## Exercise
From the top of the entries, reproduce each line exactly, stopping after the line that contains "import * as". Omit pictures.

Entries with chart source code
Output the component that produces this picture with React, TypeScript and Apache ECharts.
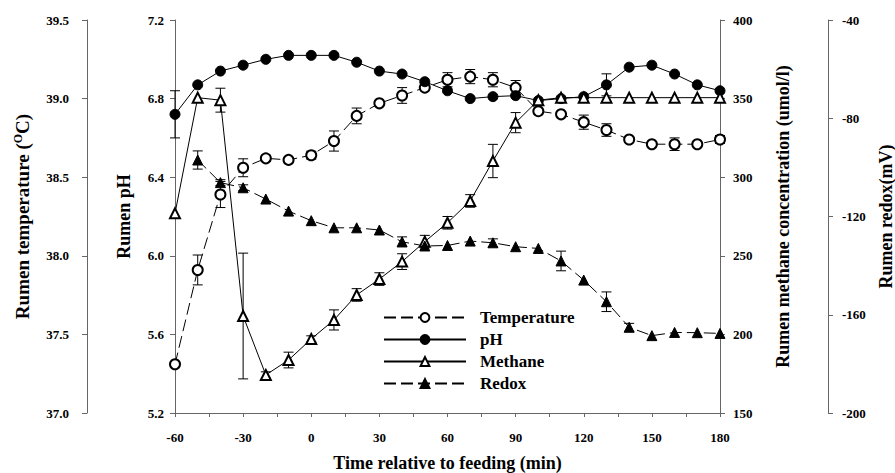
import React, { useEffect, useRef } from "react";
import * as echarts from "echarts";

const times = [-60, -50, -40, -30, -20, -10, 0, 10, 20, 30, 40, 50, 60, 70, 80, 90, 100, 110, 120, 130, 140, 150, 160, 170, 180];
const temperature = [37.31, 37.91, 38.39, 38.56, 38.62, 38.61, 38.64, 38.73, 38.89, 38.97, 39.02, 39.07, 39.12, 39.14, 39.12, 39.07, 38.92, 38.9, 38.85, 38.8, 38.74, 38.71, 38.71, 38.71, 38.74];
const temperatureErr = [0, 0.095, 0.083, 0.057, 0.02, 0, 0.025, 0.064, 0.05, 0, 0.05, 0, 0.045, 0.045, 0.045, 0.045, 0, 0, 0.045, 0.04, 0, 0, 0.04, 0, 0.025];
const ph = [6.72, 6.87, 6.94, 6.97, 7.0, 7.02, 7.02, 7.02, 6.985, 6.94, 6.925, 6.886, 6.84, 6.8, 6.81, 6.815, 6.79, 6.8, 6.81, 6.87, 6.96, 6.97, 6.925, 6.87, 6.84];
const phErr = [0.12, 0, 0, 0, 0, 0, 0, 0, 0, 0, 0, 0, 0, 0, 0, 0, 0, 0, 0, 0.056, 0, 0, 0, 0, 0];
const methane = [277, 350.6, 349, 211.7, 174.2, 183.7, 197.1, 209.2, 225.1, 235.2, 246.3, 259, 271, 284.9, 310.3, 334.7, 349, 350.6, 350.6, 350.6, 350.6, 350.6, 350.6, 350.6, 350.6];
const methaneErr = [0, 0, 7.6, 40, 2, 5, 2, 6.4, 4, 4, 5, 4, 4, 4, 10.6, 6.4, 0, 0, 0, 0, 0, 0, 0, 0, 0];
const redox = [null, -97, -106.2, -108.3, -112.9, -117.8, -121.7, -124.6, -124.6, -125.5, -130.3, -132, -131.8, -130, -130.7, -132.3, -133, -138.1, -145.9, -154.7, -165.1, -168.5, -167.2, -167.3, -167.6];
const redoxErr = [0, 3.7, 1.2, 1.2, 0, 0, 0, 0, 0, 0, 2, 0, 0, 0, 1.6, 0, 0, 4, 0, 4, 1.6, 0, 0, 0, 0];

const xTicks = { min: -60, max: 180, interval: 30 };
const FONT = "'Liberation Serif', 'Times New Roman', serif";
const AXIS_COLOR = "#666";

function pairs(vals: (number | null)[]) {
  return times.map((t, i) => [t, vals[i]]);
}
function errData(vals: (number | null)[], errs: number[]) {
  const out: number[][] = [];
  times.forEach((t, i) => {
    const v = vals[i];
    if (v != null && errs[i] > 0) out.push([t, v - errs[i], v + errs[i]]);
  });
  return out;
}

const errRender = (params: any, api: any) => {
  const x = api.value(0);
  const p1 = api.coord([x, api.value(1)]);
  const p2 = api.coord([x, api.value(2)]);
  const st = { stroke: "#000", lineWidth: 1 };
  return {
    type: "group",
    children: [
      { type: "line", shape: { x1: p1[0], y1: p1[1], x2: p2[0], y2: p2[1] }, style: st },
      { type: "line", shape: { x1: p1[0] - 5, y1: p1[1], x2: p1[0] + 5, y2: p1[1] }, style: st },
      { type: "line", shape: { x1: p2[0] - 5, y1: p2[1], x2: p2[0] + 5, y2: p2[1] }, style: st },
    ],
  };
};

function yAxis(opts: any) {
  return {
    type: "value",
    nameLocation: "middle",
    nameRotate: 90,
    nameTextStyle: { fontFamily: FONT, fontWeight: "bold", fontSize: 18, color: "#000" },
    axisLine: { show: true, onZero: false, lineStyle: { color: AXIS_COLOR, width: 1 } },
    axisTick: { show: true, length: 5, inside: false, lineStyle: { color: AXIS_COLOR } },
    splitLine: { show: false },
    ...opts,
    axisLabel: {
      fontFamily: FONT,
      fontWeight: "bold",
      fontSize: 13,
      color: "#000",
      ...(opts.axisLabel || {}),
    },
  };
}

export default function App() {
  const ref = useRef<HTMLDivElement>(null);
  useEffect(() => {
    if (!ref.current) return;
    const chart = echarts.init(ref.current, null, { renderer: "svg" });
    const common = { type: "line", xAxisIndex: 0, z: 3, lineStyle: { color: "#000", width: 1 }, itemStyle: { color: "#000", borderColor: "#000", borderWidth: 1 } };
    chart.setOption({
      animation: false,
      backgroundColor: "#fff",
      grid: { left: 175, right: 175, top: 20, bottom: 60, containLabel: false, outerBoundsMode: "none" },
      legend: {
        data: ["Temperature", "pH", "Methane", "Redox"],
        orient: "vertical",
        left: 378,
        top: 304,
        itemWidth: 82,
        itemHeight: 11,
        itemGap: 5,
        textStyle: { fontFamily: FONT, fontWeight: "bold", fontSize: 17, color: "#000", padding: [0, 0, 0, 9] },
      },
      xAxis: {
        type: "value",
        ...xTicks,
        name: "Time relative to feeding (min)",
        nameLocation: "middle",
        nameGap: 41,
        nameTextStyle: { fontFamily: FONT, fontWeight: "bold", fontSize: 18, color: "#000" },
        axisLine: { show: true, onZero: false, lineStyle: { color: AXIS_COLOR } },
        axisTick: { show: true, length: 4, lineStyle: { color: AXIS_COLOR } },
        minorTick: { show: true, splitNumber: 2, length: 4, lineStyle: { color: AXIS_COLOR } },
        splitLine: { show: false },
        axisLabel: { fontFamily: FONT, fontWeight: "bold", fontSize: 13, color: "#000", margin: 18 },
      },
      yAxis: [
        yAxis({
          position: "left", offset: 0, min: 5.2, max: 7.2, interval: 0.4,
          name: "Rumen pH", nameGap: 42,
          axisLabel: { margin: 11, formatter: (v: number) => v.toFixed(1) },
        }),
        yAxis({
          position: "left", offset: 88, min: 37, max: 39.5, interval: 0.5,
          name: "Rumen temperature ({s|O}C)", nameGap: 54,
          nameTextStyle: {
            fontFamily: FONT, fontWeight: "bold", fontSize: 19, color: "#000",
            rich: { s: { fontFamily: FONT, fontWeight: "bold", fontSize: 12, color: "#000", padding: [0, 0, 9, 0] } },
          },
          axisLabel: { margin: 18, formatter: (v: number) => v.toFixed(1) },
        }),
        yAxis({
          position: "right", offset: 0, min: 150, max: 400, interval: 50,
          name: "Rumen methane concentration (umol/l)", nameGap: 54,
          axisLabel: { margin: 13 },
        }),
        yAxis({
          position: "right", offset: 108, min: -200, max: -40, interval: 40,
          name: "Rumen redox(mV)", nameGap: 46,
          axisLabel: { margin: 14 },
        }),
      ],
      series: [
        {
          ...common, name: "Temperature", yAxisIndex: 1, data: pairs(temperature),
          symbol: "emptyCircle", symbolSize: 10,
          lineStyle: { color: "#000", width: 1, type: [12, 5] },
        },
        {
          ...common, name: "pH", yAxisIndex: 0, data: pairs(ph),
          symbol: "circle", symbolSize: 10,
        },
        {
          ...common, name: "Methane", yAxisIndex: 2, data: pairs(methane),
          symbol: "emptyTriangle", symbolSize: 10,
        },
        {
          ...common, name: "Redox", yAxisIndex: 3, data: pairs(redox),
          symbol: "triangle", symbolSize: 10,
          lineStyle: { color: "#000", width: 1, type: [12, 5] },
        },
        { type: "custom", xAxisIndex: 0, yAxisIndex: 1, z: 2, renderItem: errRender, data: errData(temperature, temperatureErr) },
        { type: "custom", xAxisIndex: 0, yAxisIndex: 0, z: 2, renderItem: errRender, data: errData(ph, phErr) },
        { type: "custom", xAxisIndex: 0, yAxisIndex: 2, z: 2, renderItem: errRender, data: errData(methane, methaneErr) },
        { type: "custom", xAxisIndex: 0, yAxisIndex: 3, z: 2, renderItem: errRender, data: errData(redox, redoxErr) },
      ],
    });
    return () => chart.dispose();
  }, []);
  return <div ref={ref} style={{ position: "fixed", left: 0, top: 0, width: 895, height: 473 }} />;
}
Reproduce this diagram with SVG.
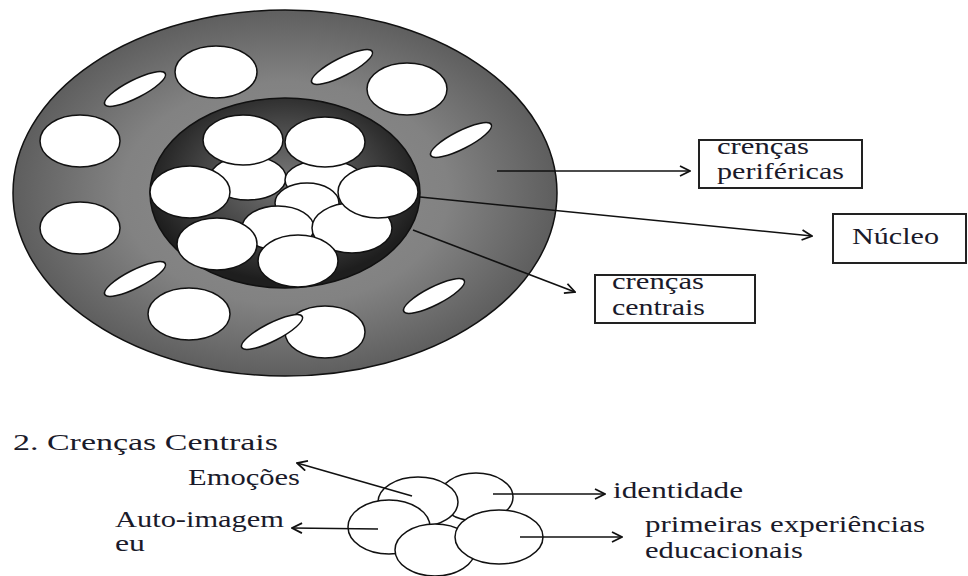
<svg xmlns="http://www.w3.org/2000/svg" width="968" height="576" viewBox="0 0 968 576">
<defs>
<radialGradient id="ringGrad" cx="285" cy="193" r="272" gradientUnits="userSpaceOnUse" gradientTransform="translate(285 193) scale(1 0.68) translate(-285 -193)">
<stop offset="0" stop-color="#8e8e8e"/>
<stop offset="0.6" stop-color="#828282"/>
<stop offset="1" stop-color="#5e5e5e"/>
</radialGradient>
<radialGradient id="coreGrad" cx="285" cy="180" r="140" gradientUnits="userSpaceOnUse" gradientTransform="translate(285 180) scale(1 0.72) translate(-285 -180)">
<stop offset="0" stop-color="#777"/>
<stop offset="0.6" stop-color="#444"/>
<stop offset="1" stop-color="#1e1e1e"/>
</radialGradient>
<marker id="arr" viewBox="0 0 12 12" refX="11" refY="6" markerWidth="12" markerHeight="12" markerUnits="userSpaceOnUse" orient="auto">
<path d="M1,1 L11,6 L1,11" fill="none" stroke="#111" stroke-width="1.8"/>
</marker>
</defs>
<style>
.w{fill:#fff;stroke:#111;stroke-width:1.5}
.box{fill:#fff;stroke:#222;stroke-width:2}
.t{font-family:"Liberation Serif","DejaVu Serif",serif;font-size:23px;fill:#1a1a2a}
.ln{fill:none;stroke:#111;stroke-width:1.6;marker-end:url(#arr)}
</style>
<rect width="968" height="576" fill="#fff"/>

<g id="figure-top">
<ellipse id="outer-ring" cx="285" cy="193" rx="272" ry="183" fill="url(#ringGrad)" stroke="#111" stroke-width="1.5"/>
<g id="peripheral-beliefs">
<ellipse class="w" cx="216" cy="72" rx="41" ry="26"/>
<ellipse class="w" cx="407" cy="89" rx="40" ry="26"/>
<ellipse class="w" cx="80" cy="141" rx="40" ry="26"/>
<ellipse class="w" cx="80" cy="228" rx="40" ry="26"/>
<ellipse class="w" cx="189" cy="314" rx="41" ry="26"/>
<ellipse class="w" cx="325" cy="332" rx="40" ry="26"/>
<ellipse class="w" cx="135" cy="89" rx="34" ry="9" transform="rotate(-27 135 89)"/>
<ellipse class="w" cx="342" cy="67" rx="34" ry="9" transform="rotate(-27 342 67)"/>
<ellipse class="w" cx="461" cy="140" rx="34" ry="9" transform="rotate(-27 461 140)"/>
<ellipse class="w" cx="135" cy="279" rx="34" ry="9" transform="rotate(-27 135 279)"/>
<ellipse class="w" cx="434" cy="296" rx="34" ry="9" transform="rotate(-27 434 296)"/>
<ellipse class="w" cx="272" cy="332" rx="34" ry="9" transform="rotate(-27 272 332)"/>
</g>
<ellipse id="core" cx="285" cy="193" rx="135" ry="95" fill="url(#coreGrad)" stroke="#111" stroke-width="1.5"/>
<g id="central-beliefs">
<ellipse class="w" cx="248" cy="178" rx="38" ry="22"/>
<ellipse class="w" cx="324" cy="180" rx="39" ry="20"/>
<ellipse class="w" cx="307" cy="203" rx="32" ry="20"/>
<ellipse class="w" cx="278" cy="228" rx="36" ry="22"/>
<ellipse class="w" cx="352" cy="228" rx="40" ry="25"/>
<ellipse class="w" cx="243" cy="140" rx="40" ry="25"/>
<ellipse class="w" cx="325" cy="142" rx="40" ry="25"/>
<ellipse class="w" cx="190" cy="192" rx="40" ry="26"/>
<ellipse class="w" cx="378" cy="192" rx="40" ry="26"/>
<ellipse class="w" cx="217" cy="244" rx="40" ry="26"/>
<ellipse class="w" cx="298" cy="261" rx="40" ry="26"/>
</g>
</g>

<g id="node-perifericas">
<rect class="box" x="699" y="140" width="163" height="48"/>
<text class="t" x="717" y="154" textLength="92" lengthAdjust="spacingAndGlyphs">crenças</text>
<text class="t" x="717" y="179" textLength="127" lengthAdjust="spacingAndGlyphs">periféricas</text>
</g>
<g id="node-nucleo">
<rect class="box" x="833" y="214" width="133" height="49"/>
<text class="t" x="852" y="244" textLength="87" lengthAdjust="spacingAndGlyphs">Núcleo</text>
</g>
<g id="node-centrais">
<rect class="box" x="595" y="275" width="160" height="48"/>
<text class="t" x="612" y="289" textLength="92" lengthAdjust="spacingAndGlyphs">crenças</text>
<text class="t" x="612" y="315" textLength="93" lengthAdjust="spacingAndGlyphs">centrais</text>
</g>

<g id="title">
<text class="t" x="13" y="450" font-size="24" textLength="265" lengthAdjust="spacingAndGlyphs">2. Crenças Centrais</text>
</g>

<g id="figure-bottom">
<ellipse class="w" cx="476" cy="497" rx="37" ry="24"/>
<ellipse class="w" cx="418" cy="502" rx="40" ry="25"/>
<ellipse class="w" cx="389" cy="527" rx="41" ry="27"/>
<ellipse class="w" cx="435" cy="550" rx="40" ry="26"/>
<ellipse class="w" cx="499" cy="537" rx="44" ry="27"/>
</g>

<g id="node-emocoes"><text class="t" x="188" y="485" textLength="112" lengthAdjust="spacingAndGlyphs">Emoções</text></g>
<g id="node-autoimagem">
<text class="t" x="115" y="527" textLength="169" lengthAdjust="spacingAndGlyphs">Auto-imagem</text>
<text class="t" x="115" y="551" textLength="30" lengthAdjust="spacingAndGlyphs">eu</text>
</g>
<g id="node-identidade"><text class="t" x="613" y="498" textLength="130" lengthAdjust="spacingAndGlyphs">identidade</text></g>
<g id="node-experiencias">
<text class="t" x="645" y="532" textLength="280" lengthAdjust="spacingAndGlyphs">primeiras experiências</text>
<text class="t" x="645" y="558" textLength="158" lengthAdjust="spacingAndGlyphs">educacionais</text>
</g>

<g id="connectors">
<line class="ln" x1="497" y1="171" x2="690" y2="171"/>
<line class="ln" x1="420" y1="197" x2="812" y2="236"/>
<line class="ln" x1="413" y1="230" x2="575" y2="292"/>
<line class="ln" x1="412" y1="496" x2="297" y2="463"/>
<line class="ln" x1="378" y1="529" x2="292" y2="528"/>
<line class="ln" x1="493" y1="494" x2="605" y2="494"/>
<line class="ln" x1="520" y1="537" x2="622" y2="537"/>
</g>
</svg>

## Answer below
Output the component that produces this picture with React, TypeScript and Apache ECharts.
import React, { useEffect, useRef } from "react";
import * as echarts from "echarts";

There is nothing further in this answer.